Work to be completed => Quote all of the data exactly as given. Skip every picture it contains.
------ Information provided
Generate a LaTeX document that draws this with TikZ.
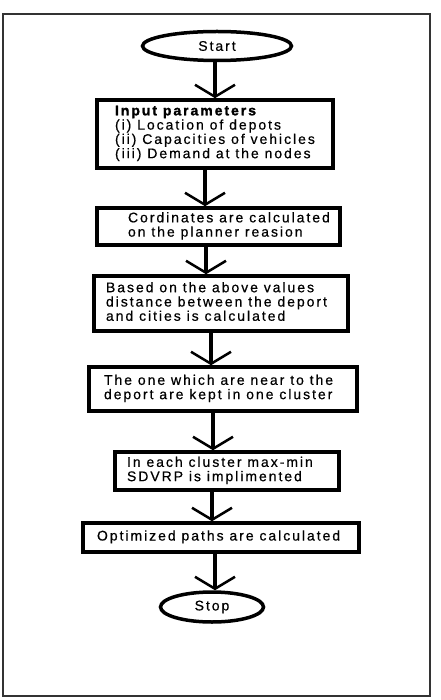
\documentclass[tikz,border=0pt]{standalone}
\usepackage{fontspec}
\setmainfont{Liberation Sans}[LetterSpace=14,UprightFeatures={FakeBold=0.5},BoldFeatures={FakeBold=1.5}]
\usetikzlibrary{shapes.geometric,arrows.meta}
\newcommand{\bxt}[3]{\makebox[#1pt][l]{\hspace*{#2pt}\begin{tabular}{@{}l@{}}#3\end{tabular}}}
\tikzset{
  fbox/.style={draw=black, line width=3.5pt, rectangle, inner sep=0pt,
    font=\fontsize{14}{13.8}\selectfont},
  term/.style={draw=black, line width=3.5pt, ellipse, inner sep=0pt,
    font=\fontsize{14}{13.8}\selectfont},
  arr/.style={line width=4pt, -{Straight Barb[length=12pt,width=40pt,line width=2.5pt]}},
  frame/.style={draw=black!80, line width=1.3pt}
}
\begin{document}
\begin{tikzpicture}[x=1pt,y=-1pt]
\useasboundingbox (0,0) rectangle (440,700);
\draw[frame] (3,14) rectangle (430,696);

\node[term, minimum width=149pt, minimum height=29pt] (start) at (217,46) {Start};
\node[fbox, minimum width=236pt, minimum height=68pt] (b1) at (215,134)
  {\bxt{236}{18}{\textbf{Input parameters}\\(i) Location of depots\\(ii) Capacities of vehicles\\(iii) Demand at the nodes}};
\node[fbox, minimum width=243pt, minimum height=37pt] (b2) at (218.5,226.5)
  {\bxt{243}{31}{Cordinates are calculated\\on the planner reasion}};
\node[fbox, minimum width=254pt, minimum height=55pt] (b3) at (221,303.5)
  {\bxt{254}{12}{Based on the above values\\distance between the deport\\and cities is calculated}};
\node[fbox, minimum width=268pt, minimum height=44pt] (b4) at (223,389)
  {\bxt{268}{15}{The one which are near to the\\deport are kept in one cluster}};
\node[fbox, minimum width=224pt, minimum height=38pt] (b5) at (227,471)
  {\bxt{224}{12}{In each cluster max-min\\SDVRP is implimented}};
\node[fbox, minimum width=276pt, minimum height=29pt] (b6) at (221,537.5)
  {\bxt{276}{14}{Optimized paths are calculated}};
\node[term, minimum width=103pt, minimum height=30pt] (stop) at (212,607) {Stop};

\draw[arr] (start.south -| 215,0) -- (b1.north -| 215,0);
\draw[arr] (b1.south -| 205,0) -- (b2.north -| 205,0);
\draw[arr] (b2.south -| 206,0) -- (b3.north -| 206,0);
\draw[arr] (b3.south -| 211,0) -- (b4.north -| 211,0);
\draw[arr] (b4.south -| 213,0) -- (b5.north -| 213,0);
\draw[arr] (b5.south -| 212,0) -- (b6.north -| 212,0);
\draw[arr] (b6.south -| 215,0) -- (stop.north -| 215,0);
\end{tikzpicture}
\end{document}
------------
Exercise answer =>
Generate a LaTeX document that draws this with TikZ.
\documentclass[tikz,border=0pt]{standalone}
\usepackage{fontspec}
\setmainfont{Liberation Sans}[LetterSpace=14,UprightFeatures={FakeBold=0.5},BoldFeatures={FakeBold=1.5}]
\usetikzlibrary{shapes.geometric,arrows.meta}
\newcommand{\bxt}[3]{\makebox[#1pt][l]{\hspace*{#2pt}\begin{tabular}{@{}l@{}}#3\end{tabular}}}
\tikzset{
  fbox/.style={draw=black, line width=3.5pt, rectangle, inner sep=0pt,
    font=\fontsize{14}{13.8}\selectfont},
  term/.style={draw=black, line width=3.5pt, ellipse, inner sep=0pt,
    font=\fontsize{14}{13.8}\selectfont},
  arr/.style={line width=4pt, -{Straight Barb[length=12pt,width=40pt,line width=2.5pt]}},
  frame/.style={draw=black!80, line width=1.3pt}
}
\begin{document}
\begin{tikzpicture}[x=1pt,y=-1pt]
\useasboundingbox (0,0) rectangle (440,700);
\draw[frame] (3,14) rectangle (430,696);

\node[term, minimum width=149pt, minimum height=29pt] (start) at (217,46) {Start};
\node[fbox, minimum width=236pt, minimum height=68pt] (b1) at (215,134)
  {\bxt{236}{18}{\textbf{Input parameters}\\(i) Location of depots\\(ii) Capacities of vehicles\\(iii) Demand at the nodes}};
\node[fbox, minimum width=243pt, minimum height=37pt] (b2) at (218.5,226.5)
  {\bxt{243}{31}{Cordinates are calculated\\on the planner reasion}};
\node[fbox, minimum width=254pt, minimum height=55pt] (b3) at (221,303.5)
  {\bxt{254}{12}{Based on the above values\\distance between the deport\\and cities is calculated}};
\node[fbox, minimum width=268pt, minimum height=44pt] (b4) at (223,389)
  {\bxt{268}{15}{The one which are near to the\\deport are kept in one cluster}};
\node[fbox, minimum width=224pt, minimum height=38pt] (b5) at (227,471)
  {\bxt{224}{12}{In each cluster max-min\\SDVRP is implimented}};
\node[fbox, minimum width=276pt, minimum height=29pt] (b6) at (221,537.5)
  {\bxt{276}{14}{Optimized paths are calculated}};
\node[term, minimum width=103pt, minimum height=30pt] (stop) at (212,607) {Stop};

\draw[arr] (start.south -| 215,0) -- (b1.north -| 215,0);
\draw[arr] (b1.south -| 205,0) -- (b2.north -| 205,0);
\draw[arr] (b2.south -| 206,0) -- (b3.north -| 206,0);
\draw[arr] (b3.south -| 211,0) -- (b4.north -| 211,0);
\draw[arr] (b4.south -| 213,0) -- (b5.north -| 213,0);
\draw[arr] (b5.south -| 212,0) -- (b6.north -| 212,0);
\draw[arr] (b6.south -| 215,0) -- (stop.north -| 215,0);
\end{tikzpicture}
\end{document}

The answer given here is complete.